Talking about the sets, Marsh says, “We tried to give our set a sense of space. A sense of history. And a sense of mystery. We chose the elongated cathedral-like windows because there is a very mystical element in this movie, a supernatural element, which we didn’t have in ...Shawshank. It presented us with lots of opportunities.” Marsh’s set also contained another grim reminder of the story’s eerie atmosphere — a spooky replica of a mahogany-and-copper electric chair fashioned from an amalgam of electric chairs he researched at New York’s Sing Sing, plus prisons in Alabama, Louisiana, Tennessee and Georgia. Marsh and his art directors borrowed characteristics from each, to create their own unique instrument of death, building three separate chairs for the film. “It’s pretty horrible, the whole idea of getting executed, let alone elecrocuted,” says Marsh, “What we used is interesting and quite scary, but not based on one particular chair. King described it very well in the book.”
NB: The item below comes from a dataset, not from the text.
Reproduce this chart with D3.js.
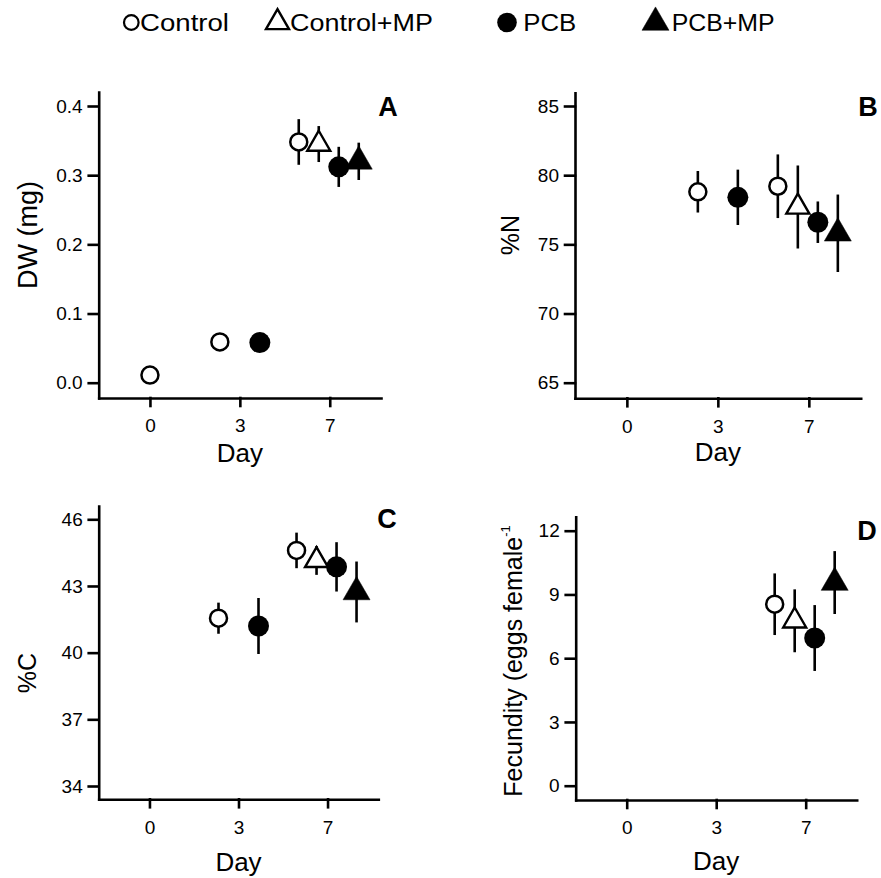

The clothes were designed after doing a research and studying the Depression-era photography. What the research showed was that in 1935, most prisons did not have uniforms except for Sing Sing in the U.S., while most prison guards wore either suits or khaki pants and shirts.

With all the effort put in, the film sure comes across as an outstanding work of art, and one which helps understand the finer nuances of human relations.